Individual Branch Models

aBSREL

aBSREL (adaptive Branch-Site Random Effects Likelihood) is an improved version of the commonly-used "branch-site" models, which are used to test if positive selection has occurred on a proportion of branches.

For more information, please see the summary on hyphy.org or see Smith, MD et al. "Less is more: an adaptive branch-site random effects model for efficient detection of episodic diversifying selection." Mol. Biol. Evol. 32, 1342–1353 (2015).

Gene-Wide Models

BUSTED

BUSTED (Branch-site Unrestricted Statistical Test for Episodic Diversification) provides a gene-wide (not site-specific) test for positive selection by asking whether a gene has experienced positive selection at at least one site on at least one branch.

For more information, please see the summary on hyphy.org or see Murrell, B et al. "Gene-wide identification of episodic selection." Mol. Biol. Evol. 32, 1365–1371 (2015).

RELAX

RELAX is a hypothesis testing framework that asks whether the strength of natural selection has been relaxed or intensified along a specified set of test branches. RELAX is therefore not a suitable method for explicitly testing for positive selection. Instead, RELAX is most useful for identifying trends and/or shifts in the stringency of natural selection on a given gene.

For more information, please see the summary on hyphy.org or see Wertheim, JO et al. "RELAX: detecting relaxed selection in a phylogenetic framework." Mol. Biol. Evol. 32, 820–832 (2015).

GARD

GARD (Genetic Algorithm for Recombination Detection) is a method to screen a multiple sequence analysis for the presence of recombination and is extremely useful as a pre-processing step for selection inference. Because recombinant sequences cannot be adequately described with a single phylogenetic history, selection inference on recombinant data often leads to a significant increase in false positives. GARD alleviates this concern by comprehensively screening an alignment for recombination breakpoints and inferring a unique phylogenetic history for each detected recombination block.

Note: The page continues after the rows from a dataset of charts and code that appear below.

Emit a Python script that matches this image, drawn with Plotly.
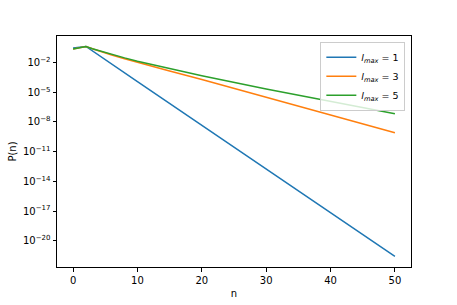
import plotly.graph_objects as go

# Data (P(n) on log scale)
n_blue = [0, 1, 2, 10, 20, 30, 40, 50]
p_blue = [3.0e-01, 3.5e-01, 4.3e-01, 1.23e-04, 4.7e-09, 1.8e-13, 6.8e-18, 2.6e-22]

n_orange = [0, 1, 2, 3, 4, 6, 8, 10, 15, 20, 30, 40, 50]
p_orange = [2.4e-01, 3.3e-01, 4.3e-01, 2.5e-01, 1.5e-01, 6.0e-02, 2.5e-02,
            1.07e-02, 1.4e-03, 2.0e-04, 3.3e-06, 5.4e-08, 8.3e-10]

n_green = [0, 1, 2, 3, 4, 6, 8, 10, 15, 20, 30, 40, 50]
p_green = [2.4e-01, 3.3e-01, 4.3e-01, 2.5e-01, 1.6e-01, 6.8e-02, 3.0e-02,
           1.4e-02, 2.4e-03, 4.7e-04, 2.2e-05, 1.17e-06, 6.6e-08]

series_names = ["<i>l</i><sub><i>max</i></sub> = 1",
                "<i>l</i><sub><i>max</i></sub> = 3",
                "<i>l</i><sub><i>max</i></sub> = 5"]
colors = ["#1f77b4", "#ff7f0e", "#2ca02c"]

ytick_exp = [-2, -5, -8, -11, -14, -17, -20]
ytick_vals = [1e-2, 1e-5, 1e-8, 1e-11, 1e-14, 1e-17, 1e-20]
ytick_text = ["10<sup>\u2212%d</sup>" % (-e) for e in ytick_exp]
xtick_vals = [0, 10, 20, 30, 40, 50]

fig = go.Figure()
for xs, ys, name, c in zip([n_blue, n_orange, n_green],
                           [p_blue, p_orange, p_green],
                           series_names, colors):
    fig.add_trace(go.Scatter(x=xs, y=ys, mode="lines", name=name,
                             line=dict(color=c, width=1.5)))

axis_common = dict(showgrid=False, zeroline=False, showline=True, linecolor="black",
                   linewidth=1, mirror=True, ticks="outside", ticklen=3.5,
                   tickwidth=0.8, tickcolor="black", automargin=False,
                   tickfont=dict(family="DejaVu Sans", size=10, color="black"))

fig.update_layout(
    width=457, height=305,
    margin=dict(l=57, r=46, t=36, b=38),
    paper_bgcolor="white", plot_bgcolor="white",
    font=dict(family="DejaVu Sans", size=10, color="black"),
    xaxis=dict(range=[-2.5, 52.5], tickvals=xtick_vals,
               title=dict(text="n", standoff=5, font=dict(size=10)), **axis_common),
    yaxis=dict(type="log", range=[-22.66, 0.69], tickvals=ytick_vals, ticktext=ytick_text,
               title=dict(text="P(n)", standoff=4, font=dict(size=10)), **axis_common),
    legend=dict(x=0.984, y=0.975, xanchor="right", yanchor="top",
                bgcolor="rgba(255,255,255,0.8)", bordercolor="#cccccc", borderwidth=1,
                font=dict(family="DejaVu Sans", size=9.5), tracegroupgap=0,
                itemwidth=30),
    showlegend=True,
)

fig.write_html("out.html", config={"displayModeBar": False},
               post_script="document.body.style.margin='0px';document.body.style.overflow='hidden';")
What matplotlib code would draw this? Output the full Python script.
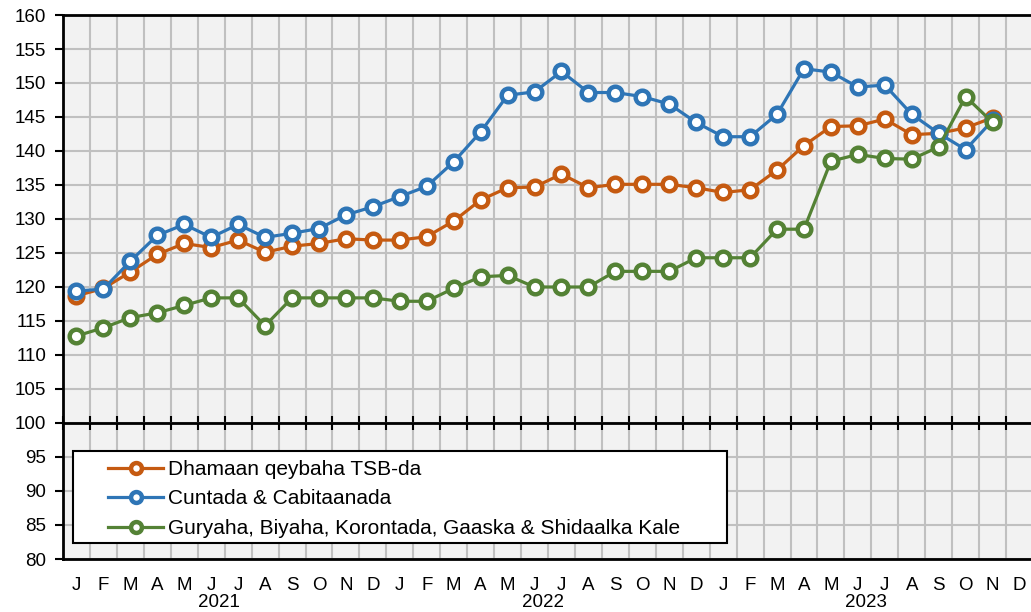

For more information, please see Kosakovsky Pond, SL et al. "Automated Phylogenetic Detection of Recombination Using a Genetic Algorithm." Mol. Biol. Evol. 23, 1891–1901 (2006).

HIV-TRACE

HIV-TRACE implements an approach inspired by traditional epidemiology, by identifying chains of partners whose viral genetic relatedness imply direct or indirect epidemiological connections. Molecular transmission clusters are constructed using codon-aware pairwise alignment to a reference sequence followed by pairwise genetic distance estimation among all sequences.

For more information, please see Kosakovsky Pond, Sergei L., et al. "HIV-TRACE (TRAnsmission Cluster Engine): a Tool for Large Scale Molecular Epidemiology of HIV-1 and Other Rapidly Evolving Pathogens." Molecular biology and evolution 35.7 (2018): 1812-1819.